4. Identification evidence.

Neither testimony concerning pretrial photographic identification nor incourt identification violates a defendant's right to due process unless, in light of the totality of circumstances, the pretrial photographic identification was so impermissibly suggestive as to give rise to a very substantial likelihood of irreparable misidentification. Manson v. Brathwaite, 432 U.S. 98, 116, 97 S. Ct. 2243, 2253, 53 L. Ed. 2d 140 (1977); Simmons v. United States, 390 U.S. 377, 384, 88 S. Ct. 967, 971, 19 L. Ed. 2d 1247 (1968).

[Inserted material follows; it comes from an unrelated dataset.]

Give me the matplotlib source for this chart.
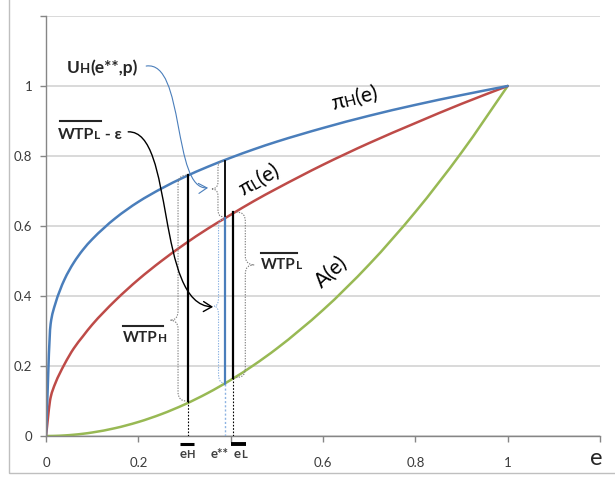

In a photographic display presented to Sue Ann three days after the attack, Sue Ann picked appellant's photograph. Investigator Searles' instructions were not suggestive because Sue Ann earlier identified her assailant as "Gary" to her mother and Officer Grout. The pretrial photographic and in-court identifications were properly admitted.

5. Sentencing.

Two bases justifying upward durational departures are (1) the victim's vulnerability due to age which is known to the offender, and (2) the fact the victim was treated with particular cruelty. See Minnesota Sentencing Guidelines, II.D.2.b..

Sue Ann was 12 years old when appellant attacked her. Appellant had known Sue Ann for five years. Appellant sexually assaulted Sue Ann and repeatedly stabbed her in the chest with a butter knife. Appellant then obtained a sharper knife which he used to stab Sue Ann in the throat. Appellant's presumptive sentence was 97 months. The trial court's imposition of a 180 month sentence was not an abuse of its discretion. State v. Elkins, 346 N.W.2d 116, 119 (Minn.1984); State v. Rathbun, 347 N.W.2d 548 (Minn.Ct.App.1984).

6. Vacating of conviction.

An appellate court will not determine whether a conviction should be vacated unless the issue is first presented to the trial court. Ture v. State, 353 N.W.2d 518, 522-23 (Minn.1984); State v. Kemp, 305 *726 N.W.2d 322, 326 (Minn.1981). Since appellant did not raise the issue before the trial court, this court will not address it.

7. Juror bias.

Arguments made for the first time on appeal will not be considered. In re Welfare of K.T., 327 N.W.2d 13, 16-7 (Minn.1982); State v. Propotnik, 355 N.W.2d 195, 199 (Minn.Ct.App.1984), pet. for rev. denied, (Minn. Dec. 20, 1984). Since appellant neither challenged the juror for cause nor peremptorily struck her, this court will not address the issue.


While appellant has raised a number of issues, he has shown no reversible error. The record is sufficient and the trial court did not abuse its discretion in permitting evidence or in sentencing.